Source records
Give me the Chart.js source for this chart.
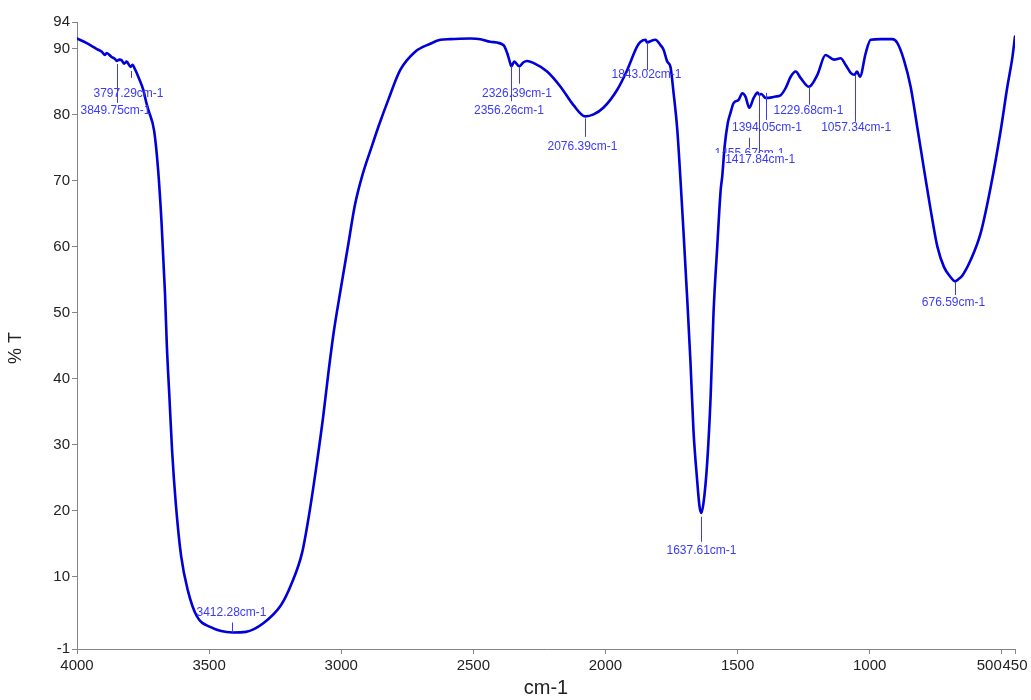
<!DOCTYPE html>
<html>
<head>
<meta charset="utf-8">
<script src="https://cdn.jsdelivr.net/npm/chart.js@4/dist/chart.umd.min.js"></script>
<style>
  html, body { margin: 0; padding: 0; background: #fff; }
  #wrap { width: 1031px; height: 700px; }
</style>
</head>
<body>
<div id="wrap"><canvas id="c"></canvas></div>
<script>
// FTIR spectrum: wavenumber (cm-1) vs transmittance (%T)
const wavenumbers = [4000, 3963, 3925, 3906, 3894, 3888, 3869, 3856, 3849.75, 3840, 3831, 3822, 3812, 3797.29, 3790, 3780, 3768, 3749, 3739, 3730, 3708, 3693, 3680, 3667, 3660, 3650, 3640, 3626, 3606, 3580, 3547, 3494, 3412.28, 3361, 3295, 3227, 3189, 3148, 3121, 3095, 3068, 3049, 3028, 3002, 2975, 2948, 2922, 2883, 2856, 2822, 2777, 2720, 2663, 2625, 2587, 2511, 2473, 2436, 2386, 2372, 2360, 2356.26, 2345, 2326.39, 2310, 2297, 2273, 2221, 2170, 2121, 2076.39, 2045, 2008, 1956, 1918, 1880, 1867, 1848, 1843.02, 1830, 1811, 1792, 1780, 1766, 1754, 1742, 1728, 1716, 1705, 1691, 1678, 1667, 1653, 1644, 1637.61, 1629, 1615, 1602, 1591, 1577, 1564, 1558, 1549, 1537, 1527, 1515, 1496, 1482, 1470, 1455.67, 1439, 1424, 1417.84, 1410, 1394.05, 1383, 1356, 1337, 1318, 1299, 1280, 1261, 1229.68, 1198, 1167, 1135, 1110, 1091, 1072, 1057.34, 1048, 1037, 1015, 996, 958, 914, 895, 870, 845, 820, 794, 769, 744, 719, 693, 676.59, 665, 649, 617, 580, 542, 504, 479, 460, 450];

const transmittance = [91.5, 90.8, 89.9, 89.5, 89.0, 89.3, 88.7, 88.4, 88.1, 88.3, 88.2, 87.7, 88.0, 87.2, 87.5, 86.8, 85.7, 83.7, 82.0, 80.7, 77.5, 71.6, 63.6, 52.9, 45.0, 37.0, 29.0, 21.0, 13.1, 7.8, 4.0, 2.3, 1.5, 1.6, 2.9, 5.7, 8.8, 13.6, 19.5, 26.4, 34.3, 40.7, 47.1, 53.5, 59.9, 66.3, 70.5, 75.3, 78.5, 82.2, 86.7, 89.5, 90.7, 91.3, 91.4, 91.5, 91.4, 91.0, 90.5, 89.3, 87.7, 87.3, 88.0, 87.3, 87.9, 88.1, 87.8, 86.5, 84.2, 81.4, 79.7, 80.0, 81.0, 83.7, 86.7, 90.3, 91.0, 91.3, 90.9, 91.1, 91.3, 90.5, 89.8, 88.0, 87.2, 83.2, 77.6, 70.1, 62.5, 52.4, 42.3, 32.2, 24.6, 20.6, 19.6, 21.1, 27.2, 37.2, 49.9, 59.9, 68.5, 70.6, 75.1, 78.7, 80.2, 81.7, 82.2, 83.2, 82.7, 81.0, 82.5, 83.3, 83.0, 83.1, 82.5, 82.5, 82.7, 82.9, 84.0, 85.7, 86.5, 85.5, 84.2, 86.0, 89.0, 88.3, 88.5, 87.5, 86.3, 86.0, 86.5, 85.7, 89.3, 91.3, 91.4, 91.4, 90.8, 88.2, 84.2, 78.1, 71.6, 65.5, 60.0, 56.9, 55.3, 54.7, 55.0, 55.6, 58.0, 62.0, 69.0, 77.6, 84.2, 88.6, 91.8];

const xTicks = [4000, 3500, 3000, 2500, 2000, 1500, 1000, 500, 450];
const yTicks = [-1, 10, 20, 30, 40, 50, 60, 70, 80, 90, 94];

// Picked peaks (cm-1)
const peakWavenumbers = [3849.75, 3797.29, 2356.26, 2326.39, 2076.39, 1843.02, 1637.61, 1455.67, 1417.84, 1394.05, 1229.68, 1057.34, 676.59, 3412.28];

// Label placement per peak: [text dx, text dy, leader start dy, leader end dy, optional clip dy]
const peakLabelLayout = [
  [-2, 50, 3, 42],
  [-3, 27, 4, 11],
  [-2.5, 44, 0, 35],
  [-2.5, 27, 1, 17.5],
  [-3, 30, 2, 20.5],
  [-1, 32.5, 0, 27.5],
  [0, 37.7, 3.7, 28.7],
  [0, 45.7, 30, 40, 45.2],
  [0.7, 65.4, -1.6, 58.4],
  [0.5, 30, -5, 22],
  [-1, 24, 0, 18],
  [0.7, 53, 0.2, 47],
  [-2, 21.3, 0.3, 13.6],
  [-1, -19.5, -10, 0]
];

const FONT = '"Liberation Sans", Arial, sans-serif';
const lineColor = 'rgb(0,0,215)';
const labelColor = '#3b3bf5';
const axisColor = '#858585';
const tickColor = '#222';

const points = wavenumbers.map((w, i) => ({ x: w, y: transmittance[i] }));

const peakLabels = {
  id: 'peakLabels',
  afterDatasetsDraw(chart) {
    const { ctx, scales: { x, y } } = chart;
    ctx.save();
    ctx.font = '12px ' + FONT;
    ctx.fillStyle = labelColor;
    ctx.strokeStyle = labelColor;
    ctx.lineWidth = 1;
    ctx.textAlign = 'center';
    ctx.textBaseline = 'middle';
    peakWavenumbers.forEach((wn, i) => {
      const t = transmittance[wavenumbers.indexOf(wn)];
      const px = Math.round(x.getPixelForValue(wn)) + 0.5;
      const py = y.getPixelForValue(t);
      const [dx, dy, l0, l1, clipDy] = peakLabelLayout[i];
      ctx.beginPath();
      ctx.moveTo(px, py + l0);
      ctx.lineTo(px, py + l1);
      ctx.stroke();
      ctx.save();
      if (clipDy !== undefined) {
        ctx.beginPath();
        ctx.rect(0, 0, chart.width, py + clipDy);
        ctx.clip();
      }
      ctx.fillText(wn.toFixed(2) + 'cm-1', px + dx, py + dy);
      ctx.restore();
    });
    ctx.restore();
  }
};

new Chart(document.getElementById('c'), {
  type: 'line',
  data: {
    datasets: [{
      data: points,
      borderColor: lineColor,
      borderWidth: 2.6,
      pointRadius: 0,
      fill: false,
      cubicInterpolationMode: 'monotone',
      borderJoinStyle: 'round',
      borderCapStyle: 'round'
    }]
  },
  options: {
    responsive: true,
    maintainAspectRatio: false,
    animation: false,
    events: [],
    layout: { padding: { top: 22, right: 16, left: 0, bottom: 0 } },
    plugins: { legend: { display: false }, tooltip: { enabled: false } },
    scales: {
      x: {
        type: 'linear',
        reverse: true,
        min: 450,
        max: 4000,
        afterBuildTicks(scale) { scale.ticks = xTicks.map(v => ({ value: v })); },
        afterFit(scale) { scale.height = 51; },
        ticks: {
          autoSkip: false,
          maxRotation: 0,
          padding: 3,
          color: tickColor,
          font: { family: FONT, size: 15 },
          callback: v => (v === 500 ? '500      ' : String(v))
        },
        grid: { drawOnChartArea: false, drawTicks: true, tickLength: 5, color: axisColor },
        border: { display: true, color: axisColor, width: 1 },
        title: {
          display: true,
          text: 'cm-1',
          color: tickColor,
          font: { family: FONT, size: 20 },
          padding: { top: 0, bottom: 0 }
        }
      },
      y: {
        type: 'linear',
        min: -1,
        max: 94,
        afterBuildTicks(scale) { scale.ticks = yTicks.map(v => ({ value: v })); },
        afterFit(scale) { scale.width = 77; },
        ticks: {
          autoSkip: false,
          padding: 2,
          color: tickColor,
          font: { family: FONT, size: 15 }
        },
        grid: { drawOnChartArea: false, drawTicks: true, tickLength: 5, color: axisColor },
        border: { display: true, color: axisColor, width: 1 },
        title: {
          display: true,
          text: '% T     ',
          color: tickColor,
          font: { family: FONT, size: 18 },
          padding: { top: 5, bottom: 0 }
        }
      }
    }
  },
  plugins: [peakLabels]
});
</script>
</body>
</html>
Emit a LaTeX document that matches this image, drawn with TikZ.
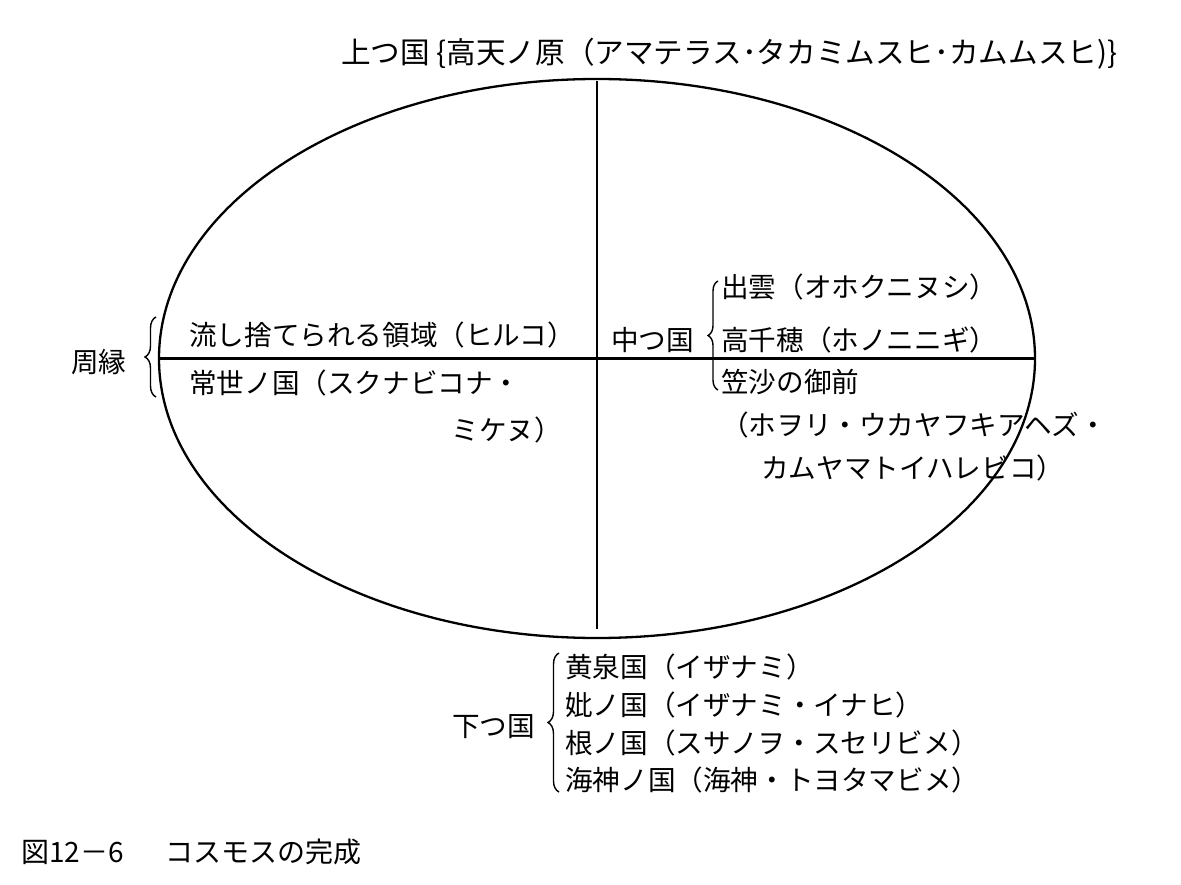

Exercise aim
Examine the data above and state how many of its lines contain the word "document", with no further remarks.

Output for this task
2